Two readers I truly respect have said or written great things about this book (famously, David Foster Wallace), and not famously, my bookseller friend Carole), so I was curious. Indeed, Wallace has written a long essay about it (which appears in his collection Both Flesh and Not: Essays), which I deliberately skipped until I'd had time to read it on my own.

I can see why it attracted them. It's odd, and playful, and stylistically bravura in a way that doesn't come along often (the "plot" isn't exactly the main point). It's repetitive, but in an intentionally looping way, as the narrator remembers and misremembers and adapts particular stories. The basic idea of this woman being so mad and alone is terribly sad, but at the same time it's weirdly entertaining to watch the stories mutate as they go.

I can almost see this as a parlor game; competitive readers tracking the references to art, literature, music, and baseball, noting the twists and combinations. "How many did you catch?" I'm sure I missed bunches, but I caught enough to be able to enjoy myself.

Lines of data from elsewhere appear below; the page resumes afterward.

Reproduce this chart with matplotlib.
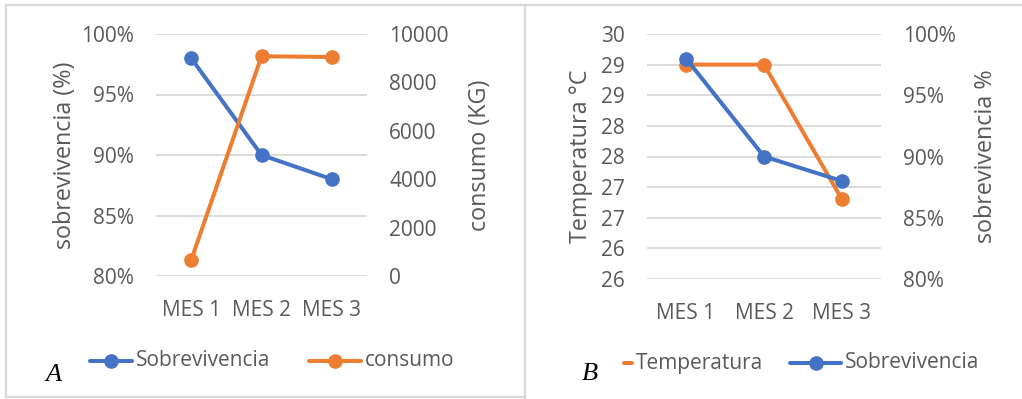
import matplotlib
matplotlib.use("Agg")
import matplotlib.pyplot as plt
from matplotlib.lines import Line2D
from matplotlib.ticker import FixedLocator, FixedFormatter

# ---------------- data ----------------
meses = ["MES 1", "MES 2", "MES 3"]
sobrevivencia = [0.98, 0.90, 0.88]
consumo_kg = [650, 9080, 9050]
temperatura = [29.5, 29.5, 27.3]

surv_ticks = [0.80, 0.85, 0.90, 0.95, 1.00]
surv_ticklabels = ["80%", "85%", "90%", "95%", "100%"]
consumo_ticks = [0, 2000, 4000, 6000, 8000, 10000]
temp_ticks = [26.0, 26.5, 27.0, 27.5, 28.0, 28.5, 29.0, 29.5, 30.0]
temp_ticklabels = ["26", "26", "27", "27", "28", "28", "29", "29", "30"]

BLUE = "#4472C4"
ORANGE = "#ED7D31"
GRAY_TXT = "#595959"
GRID = "#D9D9D9"
FONT = "Open Sans"
FS = 15
FSL = 16.8

W, H = 1022, 399
fig = plt.figure(figsize=(W / 100, H / 100), dpi=100)
plt.rcParams["font.family"] = [FONT, "DejaVu Sans"]


def fx(px):
    return px / W


def fy(py):
    return 1 - py / H


def make_axes(left, right, top, bottom):
    return fig.add_axes([fx(left), fy(bottom), fx(right - left), (bottom - top) / H])


def style(ax):
    for s in ax.spines.values():
        s.set_visible(False)
    ax.tick_params(length=0, pad=16, labelsize=FS, colors=GRAY_TXT)
    ax.set_xlim(-0.5, 2.5)


lw, ms = 2.9, 9.5

# ---------------- Panel A ----------------
axA = make_axes(156, 367, 34, 276)
style(axA)
axA.set_ylim(0.80, 1.00)
axA.yaxis.set_major_locator(FixedLocator(surv_ticks))
axA.yaxis.set_major_formatter(FixedFormatter(surv_ticklabels))
axA.grid(axis="y", color=GRID, lw=1.3)
axA.set_axisbelow(True)
axA.set_xticks(range(len(meses)))
axA.set_xticklabels(meses)
axA.tick_params(axis="x", pad=17)
axA.plot(range(3), sobrevivencia, color=BLUE, lw=lw, marker="o", ms=ms, solid_capstyle="round")
axA.set_ylabel("sobrevivencia (%)", fontsize=FSL, color=GRAY_TXT, labelpad=3)

axA2 = axA.twinx()
style(axA2)
axA2.set_ylim(0, 10000)
axA2.set_yticks(consumo_ticks)
axA2.plot(range(3), consumo_kg, color=ORANGE, lw=lw, marker="o", ms=ms, solid_capstyle="round")
axA2.set_ylabel("consumo (KG)", fontsize=FSL, color=GRAY_TXT, labelpad=14)

# ---------------- Panel B ----------------
axB = make_axes(647, 881, 34, 279)
style(axB)
axB.set_ylim(26, 30)
axB.yaxis.set_major_locator(FixedLocator(temp_ticks))
axB.yaxis.set_major_formatter(FixedFormatter(temp_ticklabels))
axB.grid(axis="y", color=GRID, lw=1.3)
axB.set_axisbelow(True)
axB.set_xticks(range(len(meses)))
axB.set_xticklabels(meses)
axB.tick_params(axis="x", pad=17)
axB.plot(range(3), temperatura, color=ORANGE, lw=lw, marker="o", ms=ms, solid_capstyle="round")
axB.set_ylabel("Temperatura °C", fontsize=FSL, color=GRAY_TXT, labelpad=6)

axB2 = axB.twinx()
style(axB2)
axB2.set_ylim(0.80, 1.00)
axB2.yaxis.set_major_locator(FixedLocator(surv_ticks))
axB2.yaxis.set_major_formatter(FixedFormatter(surv_ticklabels))
axB2.plot(range(3), sobrevivencia, color=BLUE, lw=lw, marker="o", ms=ms, solid_capstyle="round")
axB2.set_ylabel("sobrevivencia %", fontsize=FSL, color=GRAY_TXT, labelpad=13)

# ---------------- legends (drawn manually) ----------------
def leg_line(x0, x1, y, color, marker=True):
    fig.add_artist(Line2D([fx(x0), fx(x1)], [fy(y), fy(y)], color=color, lw=lw,
                          transform=fig.transFigure, solid_capstyle="round"))
    if marker:
        fig.add_artist(Line2D([fx((x0 + x1) / 2)], [fy(y)], color=color, marker="o", ms=ms,
                              transform=fig.transFigure))


def leg_text(x, y, s):
    fig.text(fx(x), fy(y), s, fontsize=FS, color=GRAY_TXT, va="center", ha="left")


leg_line(90, 132, 361, BLUE)
leg_text(136, 361, "Sobrevivencia")
leg_line(309, 361, 361, ORANGE)
leg_text(365, 361, "consumo")

leg_line(624, 632, 363, ORANGE, marker=False)
leg_text(636, 363, "Temperatura")
leg_line(790, 841, 363, BLUE)
leg_text(845, 363, "Sobrevivencia")

# panel letters
fig.text(fx(54), fy(381), "A", fontsize=19, family="Liberation Serif", style="italic",
         ha="center", va="baseline", color="black")
fig.text(fx(590), fy(380), "B", fontsize=19, family="Liberation Serif", style="italic",
         ha="center", va="baseline", color="black")

# panel borders
bc, bw = "#D9D9D9", 1.6
for xs, ys in [((6, 1022), (5, 5)), ((6, 6), (5, 397)), ((525, 525), (5, 399)), ((6, 525), (397, 397))]:
    fig.add_artist(Line2D([fx(xs[0]), fx(xs[1])], [fy(ys[0]), fy(ys[1])], color=bc, lw=bw,
                          transform=fig.transFigure))

fig.savefig("out.png", dpi=100, facecolor="white")
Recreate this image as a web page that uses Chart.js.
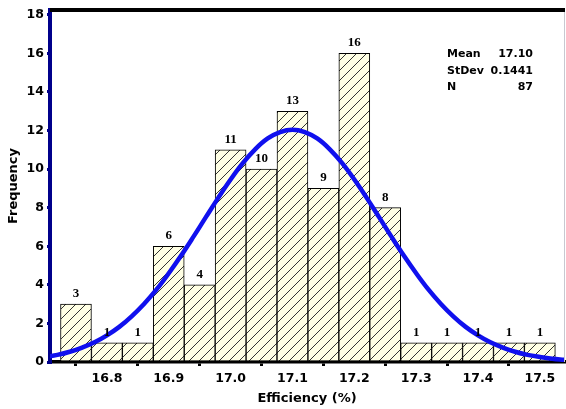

Perhaps unsurprisingly, many of the misremembering parts really do become funny, in sort of a Yogi-Berra-ish way. I do love William Gaddis, but as a lifelong fan, I particularly liked the running confusion about baseball. The misunderstood book title reminded me of one of my favorite bits from Pale Fire, in which Kinbote similarly fails to grasp the headline "Red Sox Beat Yanks 5-4 on Chapman's Homer," thinking it's a reference to a Keats sonnet (which is actually about George Chapman's translations of Homer). I also liked the little plays on players' names (Campy Stengel was a nice twofer).